The Cleveland Fed's Inflation Nowcasting tool, updated on March 24, 2026, projects a March CPI month-over-month increase of only 0.62% to 0.76%, significantly below the 1.0% threshold. While energy prices spiked mid-month, the most recent data from March 25, 2026, shows a sharp 5.72% reversal in gasoline futures to $2.97 per gallon as ceasefire negotiations between the U.S. and Iran progressed. This late-month collapse in energy costs will weigh heavily on the monthly average used by the BLS, likely pulling the final print toward the 0.7% to 0.8% range. Shelter inflation, which accounts for over 35% of the CPI basket, remains a significant downward anchor. The February 2026 report showed shelter rising only 0.2%, and analysts at Stephens Inc. noted on March 11, 2026, that ongoing data collection delays from previous government shutdowns are likely to result in continued underestimation of housing costs in the March release. With core inflation holding steady at 0.2% in February, the headline figure would require an unprecedented and sustained energy contribution to reach the 1.0% mark. Historical data shows that 'exactly 1.0%' is an extremely rare print even during periods of high volatility. In the last 40 years, the BLS has reported a 1.0% MoM figure only twice, both in 1980. Even during the 2022 inflation surge, prints tended to jump from 0.6% to 1.2% or 1.3%, often skipping the 1.0% decimal entirely. The statistical probability of the final rounded figure landing precisely on 1.0 in a month defined by a massive mid-month spike followed by a late-month crash is exceptionally low.

Bear Case

The military conflict between the U.S., Israel, and Iran that began on February 28, 2026, triggered what the Cleveland Fed described on March 24 as the largest energy supply chain disruption in history. Nationwide average gasoline prices jumped 33% between late February and March 19, 2026, reaching their highest levels since July 2022. If the BLS sampling period, which typically focuses on the first three weeks of the month, captured this peak before the March 25 price collapse, the energy component alone could contribute over 1.1 percentage points to the headline MoM figure. Secondary effects of the conflict are already filtering into other CPI components. Source 1.17 reports that fuel oil prices surged 11.1% in February in anticipation of the war, and transportation costs for final goods are expected to rise sharply in the March data. If food prices, which rose 0.4% in February, see a similar conflict-driven acceleration due to fertilizer supply disruptions, the combined pressure from energy and food could easily push the total MoM print to 1.0% or higher. Mathematical projections based on year-over-year targets also point toward a 1.0% print.
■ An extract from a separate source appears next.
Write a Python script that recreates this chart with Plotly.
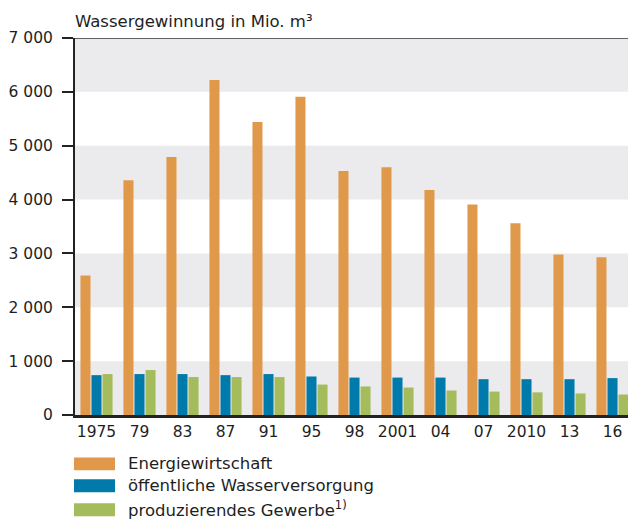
import plotly.graph_objects as go

# ---- data ----
years = ["1975", "79", "83", "87", "91", "95", "98", "2001", "04", "07", "2010", "13", "16"]
energiewirtschaft = [2590, 4360, 4790, 6220, 5440, 5910, 4530, 4600, 4180, 3910, 3560, 2980, 2930]
oeffentliche_wv = [740, 760, 760, 740, 760, 715, 695, 695, 695, 665, 665, 665, 685]
produz_gewerbe = [760, 835, 705, 705, 705, 565, 530, 510, 455, 435, 420, 400, 380]
series_names = ["Energiewirtschaft", "öffentliche Wasserversorgung", "produzierendes Gewerbe<sup>1)</sup>"]
y_tickvals = [0, 1000, 2000, 3000, 4000, 5000, 6000, 7000]
y_ticktext = ["0", "1 000", "2 000", "3 000", "4 000", "5 000", "6 000", "7 000"]
title_text = "Wassergewinnung in Mio. m³"

# ---- style ----
W, H = 628, 519
ML, MR, MT, MB = 75, 0, 37.5, 103.5
colors = ["#E0994B", "#007AAA", "#A5BC5D"]
band_color = "#EBEBEE"
ink = "#1e1e1e"
FONT = "DejaVu Sans"
pw, ph = W - ML - MR, H - MT - MB

def px_x(x):
    return (x - ML) / pw

def px_y(y):
    return (H - MB - y) / ph

fig = go.Figure()
for name, vals, c in zip(series_names, [energiewirtschaft, oeffentliche_wv, produz_gewerbe], colors):
    fig.add_trace(go.Bar(x=years, y=vals, name=name, marker=dict(color=c, line=dict(width=0)),
                         showlegend=False, hoverinfo="x+y"))

shapes = []
for lo in range(0, 7000, 2000):
    shapes.append(dict(type="rect", xref="paper", yref="y", x0=0, x1=1, y0=lo, y1=lo + 1000,
                       fillcolor=band_color, line=dict(width=0), layer="below"))
# top border line at max value
shapes.append(dict(type="line", xref="paper", yref="y", x0=0, x1=1, y0=7000, y1=7000,
                   line=dict(color="#333", width=1.5), layer="above"))

# manual legend
legend_rows = [(458, 471), (480, 493), (504, 517)]
text_centers = [464.5, 486.5, 509.5]
annotations = []
for (top, bot), tc, c, name in zip(legend_rows, text_centers, colors, series_names):
    shapes.append(dict(type="rect", xref="paper", yref="paper", x0=px_x(74), x1=px_x(115),
                       y0=px_y(bot), y1=px_y(top), fillcolor=c, line=dict(width=0)))
    annotations.append(dict(xref="paper", yref="paper", x=px_x(126), y=px_y(tc),
                            xanchor="left", yanchor="middle", text=name, showarrow=False,
                            font=dict(family=FONT, size=16.5, color=ink)))

annotations.append(dict(xref="paper", yref="paper", x=px_x(73), y=px_y(21), xanchor="left",
                        yanchor="middle", text=title_text, showarrow=False,
                        font=dict(family=FONT, size=16.5, color=ink)))

fig.update_layout(
    width=W, height=H,
    margin=dict(l=ML, r=MR, t=MT, b=MB, pad=0),
    paper_bgcolor="white", plot_bgcolor="white",
    barmode="group", bargap=0.23, bargroupgap=0.09,
    shapes=shapes, annotations=annotations,
    font=dict(family=FONT, size=15, color=ink),
    xaxis=dict(range=[-0.5, -0.5 + pw / 43.0], showgrid=False, showline=True, linecolor="#222",
               linewidth=3, ticks="", tickfont=dict(size=15.5, color=ink), fixedrange=True),
    yaxis=dict(range=[0, 7000], tickvals=y_tickvals, ticktext=y_ticktext, showgrid=False,
               zeroline=False, showline=True, linecolor="#222", linewidth=2, ticks="outside",
               ticklen=11, tickwidth=2, tickcolor="#222", tickfont=dict(size=15.5, color=ink),
               ticklabelstandoff=6, fixedrange=True),
    showlegend=False,
)

fig.write_html("out.html", config={"displayModeBar": False},
               post_script="document.body.style.margin='0';document.body.style.overflow='hidden';")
The Cleveland Fed's March 24 update projects YoY inflation to surge to 3.02% from February's 2.43%. Given that the month being dropped from the 12-month calculation (March 2025) saw a 0.4% increase, a 3.02% YoY reading mathematically implies a March 2026 MoM print of approximately 0.99%, which rounds exactly to 1.0% in the official BLS release.

What Could Go Wrong

IF the BLS price collection window closed before the March 25 gasoline price crash, THEN the reported energy component will reflect the 33% mid-month peak rather than the month-end average, likely pushing the print to 1.1% or 1.2%. IF the government shutdown-related delays in shelter data are resolved with a 'catch-up' adjustment in the March report, THEN a sudden spike in the shelter index could combine with high energy prices to land the headline figure exactly on 1.0%.